**YOUR GOAL**: Return each line of the data below exactly, omitting any pictures.

**RAW DATA**:
• • •

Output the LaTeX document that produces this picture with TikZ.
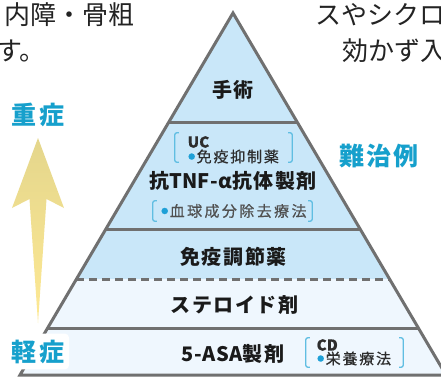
\documentclass[tikz,border=0pt]{standalone}
\usepackage{fontspec}
\newfontfamily\jp{Noto Sans CJK JP}
\usetikzlibrary{calc}
\definecolor{edgegray}{RGB}{112,112,112}
\definecolor{upfill}{RGB}{201,231,249}
\definecolor{lowfill}{RGB}{239,247,254}
\definecolor{lblblue}{RGB}{22,160,204}
\definecolor{brkblue}{RGB}{96,190,226}
\definecolor{dotblue}{RGB}{30,160,215}
\definecolor{maintext}{RGB}{26,26,26}
\definecolor{subtext}{RGB}{45,45,45}
\definecolor{subgray}{RGB}{80,80,80}
\definecolor{bodytext}{RGB}{35,35,35}
\definecolor{arrowtop}{RGB}{228,214,140}
\definecolor{arrowbot}{RGB}{254,233,148}
\newcommand\lat[1]{{\addfontfeature{LetterSpace=2}#1}}
\newcommand\sublat[1]{{\bfseries\addfontfeature{LetterSpace=1}#1}}
\newcommand\bdot{{\color{dotblue}\raisebox{3pt}{\fontsize{7}{7}\selectfont ●}}\hspace{1.5pt}}
\tikzset{
  edge/.style={draw=edgegray, line width=3pt, line join=miter},
  maintxt/.style={inner sep=0pt, text=maintext,
    font={\fontsize{20}{20}\jp\bfseries\addfontfeature{LetterSpace=8}}},
  subtxt/.style={inner sep=0pt, anchor=west, text=subtext,
    font={\fontsize{15}{15}\jp\addfontfeature{LetterSpace=12,FakeBold=0.6}}},
  lbl/.style={inner sep=0pt, text=lblblue,
    font={\fontsize{25}{25}\jp\bfseries\addfontfeature{LetterSpace=8}}},
  bodytxt/.style={inner sep=0pt, anchor=west, text=bodytext,
    font={\fontsize{26}{26}\jp}},
  brbox/.style={inner sep=0pt, draw=none},
  brk/.style={draw=brkblue, line width=1.3pt, rounded corners=2pt}
}
\newcommand\bracketpair[1]{%
  \draw[brk] ([xshift=4pt]#1.north west) -- (#1.north west) -- (#1.south west) -- ([xshift=4pt]#1.south west);
  \draw[brk] ([xshift=-4pt]#1.north east) -- (#1.north east) -- (#1.south east) -- ([xshift=-4pt]#1.south east);
}
\begin{document}
\begin{tikzpicture}[x=1pt,y=-1pt]
\useasboundingbox (0,0) rectangle (441,380);
\fill[white] (0,0) rectangle (441,380);

% background body text (cut at the picture's edges, as in the reference)
\node[bodytxt] (t1) at (4,15) {内障・骨粗};
\node[bodytxt] (t2) at (315,15) {スやシクロ};
\node[bodytxt] (t3) at (-4,51) {す。};
\node[bodytxt] (t4) at (342,51) {効かず入};

% pyramid geometry
\coordinate (A) at (233,13);
\coordinate (BL) at (20,375);
\coordinate (BR) at (446,375);
\coordinate (L1) at ($(A)!0.3011!(BL)$);
\coordinate (R1) at ($(A)!0.3011!(BR)$);
\coordinate (L2) at ($(A)!0.5994!(BL)$);
\coordinate (R2) at ($(A)!0.5994!(BR)$);
\coordinate (L3) at ($(A)!0.7348!(BL)$);
\coordinate (R3) at ($(A)!0.7348!(BR)$);
\coordinate (L4) at ($(A)!0.8702!(BL)$);
\coordinate (R4) at ($(A)!0.8702!(BR)$);

\fill[upfill] (A) -- (L3) -- (R3) -- cycle;
\fill[lowfill] (L3) -- (BL) -- (BR) -- (R3) -- cycle;
\draw[edge] (L1) -- (R1);
\draw[edge] (L2) -- (R2);
\draw[edge, dash pattern=on 8pt off 5pt] (L3) -- (R3);
\draw[edge] (L4) -- (R4);
\draw[edge] (A) -- (BL) -- (BR) -- cycle;

% layer texts
\node[maintxt] (surg) at (233,89.5) {手術};
\node[maintxt] (tnf) at (233,181) {抗\lat{TNF-α}抗体製剤};
\node[maintxt] (imm) at (233.5,257) {免疫調節薬};
\node[maintxt] (ster) at (234.5,305) {ステロイド剤};
\node[maintxt] (asa) at (233,353.5) {\lat{5-ASA}製剤};

% bracket boxes
\node[brbox, minimum width=117pt, minimum height=29pt] (ucb) at (233.5,147.5) {};
\bracketpair{ucb}
\node[subtxt] (uc) at (187.5,142) {\sublat{UC}};
\node[subtxt] (ucl) at (188,156.5) {\bdot 免疫抑制薬};

\node[brbox, minimum width=159pt, minimum height=20pt] (bldb) at (232.5,211) {};
\bracketpair{bldb}
\node[subtxt, text=subgray, font={\fontsize{15}{15}\jp\addfontfeature{LetterSpace=16,FakeBold=0.6}}] (bld) at (161,211) {\bdot 血球成分除去療法};

\node[brbox, minimum width=97pt, minimum height=29pt] (cdb) at (354.5,352.5) {};
\bracketpair{cdb}
\node[subtxt] (cd) at (316.5,345) {\sublat{CD}};
\node[subtxt] (cdl) at (317,358.5) {\bdot 栄養療法};

% severity arrow
\coordinate (tip) at (38,138);
\coordinate (hr) at (64,208);
\coordinate (nr) at (46.5,199);
\coordinate (tail) at (38,323);
\coordinate (nl) at (29.5,199);
\coordinate (hl) at (12,208);
\shade[top color=arrowtop, bottom color=arrowbot]
  (tip) -- (hr) -- (nr) -- (tail) -- (nl) -- (hl) -- cycle;

% labels
\node[lbl] (hard) at (379,156) {難治例};
\node[lbl] (sev) at (38,114.5) {重症};
\node[lbl, fill=white, inner xsep=5pt, inner ysep=6pt, rounded corners=4pt] (mild) at (38,351.5) {軽症};
\end{tikzpicture}
\end{document}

• • •

**THE SOLUTION**:
Output the LaTeX document that produces this picture with TikZ.
\documentclass[tikz,border=0pt]{standalone}
\usepackage{fontspec}
\newfontfamily\jp{Noto Sans CJK JP}
\usetikzlibrary{calc}
\definecolor{edgegray}{RGB}{112,112,112}
\definecolor{upfill}{RGB}{201,231,249}
\definecolor{lowfill}{RGB}{239,247,254}
\definecolor{lblblue}{RGB}{22,160,204}
\definecolor{brkblue}{RGB}{96,190,226}
\definecolor{dotblue}{RGB}{30,160,215}
\definecolor{maintext}{RGB}{26,26,26}
\definecolor{subtext}{RGB}{45,45,45}
\definecolor{subgray}{RGB}{80,80,80}
\definecolor{bodytext}{RGB}{35,35,35}
\definecolor{arrowtop}{RGB}{228,214,140}
\definecolor{arrowbot}{RGB}{254,233,148}
\newcommand\lat[1]{{\addfontfeature{LetterSpace=2}#1}}
\newcommand\sublat[1]{{\bfseries\addfontfeature{LetterSpace=1}#1}}
\newcommand\bdot{{\color{dotblue}\raisebox{3pt}{\fontsize{7}{7}\selectfont ●}}\hspace{1.5pt}}
\tikzset{
  edge/.style={draw=edgegray, line width=3pt, line join=miter},
  maintxt/.style={inner sep=0pt, text=maintext,
    font={\fontsize{20}{20}\jp\bfseries\addfontfeature{LetterSpace=8}}},
  subtxt/.style={inner sep=0pt, anchor=west, text=subtext,
    font={\fontsize{15}{15}\jp\addfontfeature{LetterSpace=12,FakeBold=0.6}}},
  lbl/.style={inner sep=0pt, text=lblblue,
    font={\fontsize{25}{25}\jp\bfseries\addfontfeature{LetterSpace=8}}},
  bodytxt/.style={inner sep=0pt, anchor=west, text=bodytext,
    font={\fontsize{26}{26}\jp}},
  brbox/.style={inner sep=0pt, draw=none},
  brk/.style={draw=brkblue, line width=1.3pt, rounded corners=2pt}
}
\newcommand\bracketpair[1]{%
  \draw[brk] ([xshift=4pt]#1.north west) -- (#1.north west) -- (#1.south west) -- ([xshift=4pt]#1.south west);
  \draw[brk] ([xshift=-4pt]#1.north east) -- (#1.north east) -- (#1.south east) -- ([xshift=-4pt]#1.south east);
}
\begin{document}
\begin{tikzpicture}[x=1pt,y=-1pt]
\useasboundingbox (0,0) rectangle (441,380);
\fill[white] (0,0) rectangle (441,380);

% background body text (cut at the picture's edges, as in the reference)
\node[bodytxt] (t1) at (4,15) {内障・骨粗};
\node[bodytxt] (t2) at (315,15) {スやシクロ};
\node[bodytxt] (t3) at (-4,51) {す。};
\node[bodytxt] (t4) at (342,51) {効かず入};

% pyramid geometry
\coordinate (A) at (233,13);
\coordinate (BL) at (20,375);
\coordinate (BR) at (446,375);
\coordinate (L1) at ($(A)!0.3011!(BL)$);
\coordinate (R1) at ($(A)!0.3011!(BR)$);
\coordinate (L2) at ($(A)!0.5994!(BL)$);
\coordinate (R2) at ($(A)!0.5994!(BR)$);
\coordinate (L3) at ($(A)!0.7348!(BL)$);
\coordinate (R3) at ($(A)!0.7348!(BR)$);
\coordinate (L4) at ($(A)!0.8702!(BL)$);
\coordinate (R4) at ($(A)!0.8702!(BR)$);

\fill[upfill] (A) -- (L3) -- (R3) -- cycle;
\fill[lowfill] (L3) -- (BL) -- (BR) -- (R3) -- cycle;
\draw[edge] (L1) -- (R1);
\draw[edge] (L2) -- (R2);
\draw[edge, dash pattern=on 8pt off 5pt] (L3) -- (R3);
\draw[edge] (L4) -- (R4);
\draw[edge] (A) -- (BL) -- (BR) -- cycle;

% layer texts
\node[maintxt] (surg) at (233,89.5) {手術};
\node[maintxt] (tnf) at (233,181) {抗\lat{TNF-α}抗体製剤};
\node[maintxt] (imm) at (233.5,257) {免疫調節薬};
\node[maintxt] (ster) at (234.5,305) {ステロイド剤};
\node[maintxt] (asa) at (233,353.5) {\lat{5-ASA}製剤};

% bracket boxes
\node[brbox, minimum width=117pt, minimum height=29pt] (ucb) at (233.5,147.5) {};
\bracketpair{ucb}
\node[subtxt] (uc) at (187.5,142) {\sublat{UC}};
\node[subtxt] (ucl) at (188,156.5) {\bdot 免疫抑制薬};

\node[brbox, minimum width=159pt, minimum height=20pt] (bldb) at (232.5,211) {};
\bracketpair{bldb}
\node[subtxt, text=subgray, font={\fontsize{15}{15}\jp\addfontfeature{LetterSpace=16,FakeBold=0.6}}] (bld) at (161,211) {\bdot 血球成分除去療法};

\node[brbox, minimum width=97pt, minimum height=29pt] (cdb) at (354.5,352.5) {};
\bracketpair{cdb}
\node[subtxt] (cd) at (316.5,345) {\sublat{CD}};
\node[subtxt] (cdl) at (317,358.5) {\bdot 栄養療法};

% severity arrow
\coordinate (tip) at (38,138);
\coordinate (hr) at (64,208);
\coordinate (nr) at (46.5,199);
\coordinate (tail) at (38,323);
\coordinate (nl) at (29.5,199);
\coordinate (hl) at (12,208);
\shade[top color=arrowtop, bottom color=arrowbot]
  (tip) -- (hr) -- (nr) -- (tail) -- (nl) -- (hl) -- cycle;

% labels
\node[lbl] (hard) at (379,156) {難治例};
\node[lbl] (sev) at (38,114.5) {重症};
\node[lbl, fill=white, inner xsep=5pt, inner ysep=6pt, rounded corners=4pt] (mild) at (38,351.5) {軽症};
\end{tikzpicture}
\end{document}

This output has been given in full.